Sales activity in the Spanish housing market is more or less steady at around 21,000 sales per month, which I believe will turn out to have been the low point in the cycle when all is said and done.
There were 21,290 homes sales inscribed in the property register in September (excluding social housing), according to the latest figures from the National Institute of Statistics. These figures reflect sales completed a month or two earlier.
That represents an annualised decline of 6pc, and is the lowest level of sales in September since the crisis began.
However, only once this year have sales fallen below 20,000 (in March), so the market has clearly found a floor at this level, taking into account lower prices and the economic situation. It’s reasonable to assume there would be more sales if the banks weren’t being so stingy with mortgages.
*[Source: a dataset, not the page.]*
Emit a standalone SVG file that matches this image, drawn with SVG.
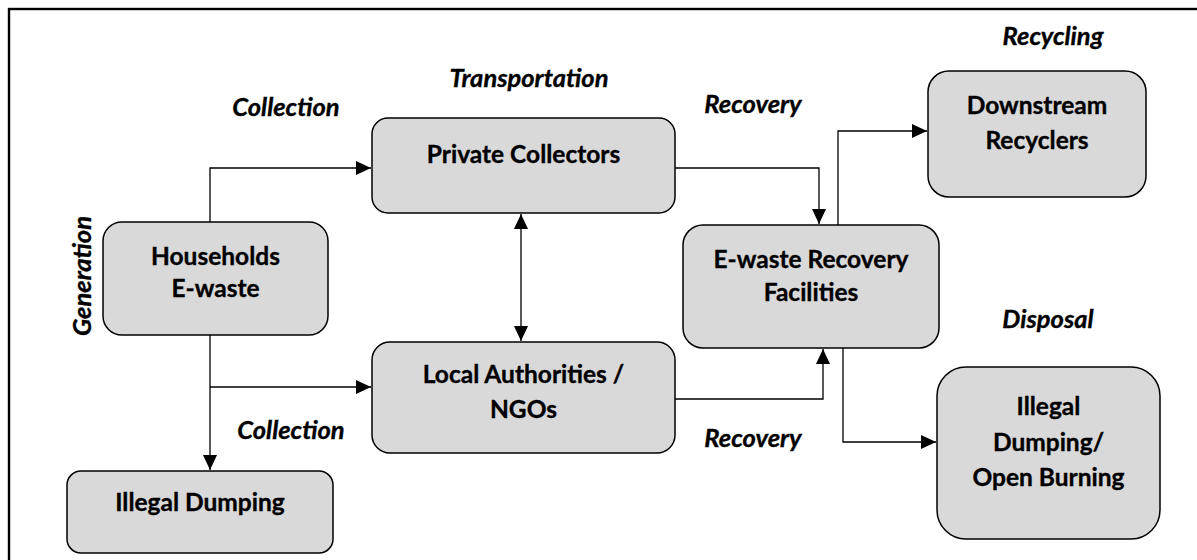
<svg xmlns="http://www.w3.org/2000/svg" width="1197" height="560" viewBox="0 0 1197 560">
<style>
.box{fill:#d9d9d9;stroke:#000;stroke-width:1.5}
.t{font-family:Lato,"Open Sans",sans-serif;font-weight:bold;font-size:24.5px;fill:#000;text-anchor:middle;stroke:#000;stroke-width:0.35}
.l{font-family:Lato,"Open Sans",sans-serif;font-weight:bold;font-style:italic;font-size:25.5px;fill:#000;text-anchor:middle;stroke:#000;stroke-width:0.35}
.c{fill:none;stroke:#000;stroke-width:1.3}
</style>
<defs>
<marker id="ah" markerUnits="userSpaceOnUse" markerWidth="16" markerHeight="14" refX="15" refY="7" orient="auto-start-reverse">
<path d="M0,0 L15,7 L0,14 Z" fill="#000"/>
</marker>
</defs>
<rect x="0" y="0" width="1197" height="560" fill="#fff"/>
<rect x="9" y="9" width="1220" height="600" fill="none" stroke="#000" stroke-width="2.4"/>

<g id="connectors">
<path class="c" d="M210,222 V168 H371" marker-end="url(#ah)"/>
<path class="c" d="M210,335 V470" marker-end="url(#ah)"/>
<path class="c" d="M210,387 H371" marker-end="url(#ah)"/>
<path class="c" d="M521,214 V341" marker-start="url(#ah)" marker-end="url(#ah)"/>
<path class="c" d="M675,168 H819 V224" marker-end="url(#ah)"/>
<path class="c" d="M838,225 V131 H927" marker-end="url(#ah)"/>
<path class="c" d="M675,399 H823 V349" marker-end="url(#ah)"/>
<path class="c" d="M843,348 V442 H936" marker-end="url(#ah)"/>
</g>

<g id="households">
<rect class="box" x="103" y="222" width="225" height="113" rx="19"/>
<text class="t" x="215.5" y="265">Households</text>
<text class="t" x="215.5" y="297">E-waste</text>
</g>
<g id="private-collectors">
<rect class="box" x="372" y="118" width="303" height="95" rx="16"/>
<text class="t" x="523.5" y="163">Private Collectors</text>
</g>
<g id="local-authorities">
<rect class="box" x="372" y="342" width="303" height="111" rx="18"/>
<text class="t" x="523.5" y="383">Local Authorities /</text>
<text class="t" x="523.5" y="418">NGOs</text>
</g>
<g id="recovery-facilities">
<rect class="box" x="683" y="225" width="256" height="123" rx="20"/>
<text class="t" x="811" y="268">E-waste Recovery</text>
<text class="t" x="811" y="301">Facilities</text>
</g>
<g id="downstream-recyclers">
<rect class="box" x="928" y="71" width="218" height="126" rx="21"/>
<text class="t" x="1037" y="114">Downstream</text>
<text class="t" x="1037" y="149">Recyclers</text>
</g>
<g id="illegal-open-burning">
<rect class="box" x="937" y="367" width="223" height="172" rx="29"/>
<text class="t" x="1048.5" y="415">Illegal</text>
<text class="t" x="1048.5" y="451">Dumping/</text>
<text class="t" x="1048.5" y="486">Open Burning</text>
</g>
<g id="illegal-dumping">
<rect class="box" x="67" y="471" width="266" height="82" rx="14"/>
<text class="t" x="200" y="511">Illegal Dumping</text>
</g>

<g id="labels">
<text class="l" x="286" y="116">Collection</text>
<text class="l" x="529" y="87">Transportation</text>
<text class="l" x="753" y="113">Recovery</text>
<text class="l" x="1053" y="45">Recycling</text>
<text class="l" x="1048" y="328">Disposal</text>
<text class="l" x="753" y="447">Recovery</text>
<text class="l" x="291" y="439">Collection</text>
<text class="l" transform="translate(91,276) rotate(-90)" x="0" y="0">Generation</text>
</g>
</svg>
Year to date, sales are still 1pc higher than last year, thanks to artificially high sales recorded in January and February, brought about by the elimination of tax breaks for buyers at the end of last year.
I forecast that we will close this year with home sales slightly down on last year, and that 2013 will turn out to be the bottom of the market, in volume terms at least.
2014 will prove to be a turning point in terms of average house prices, is my prediction. Prices in some segments have already turned, according to anecdotal evidence.
Thin sales volumes behind regional volatility
On a regional level, sales increased in the Canaries, Catalonia, and Andalusia, and fell everywhere else (see chart). Keep in mind that sales volumes are now so low, that even small increases or declines can provoke big changes in percentage terms. In the light of that, the 30pc increase in the Canaries, and similar fall in Madrid, do not necessarily indicate a trend.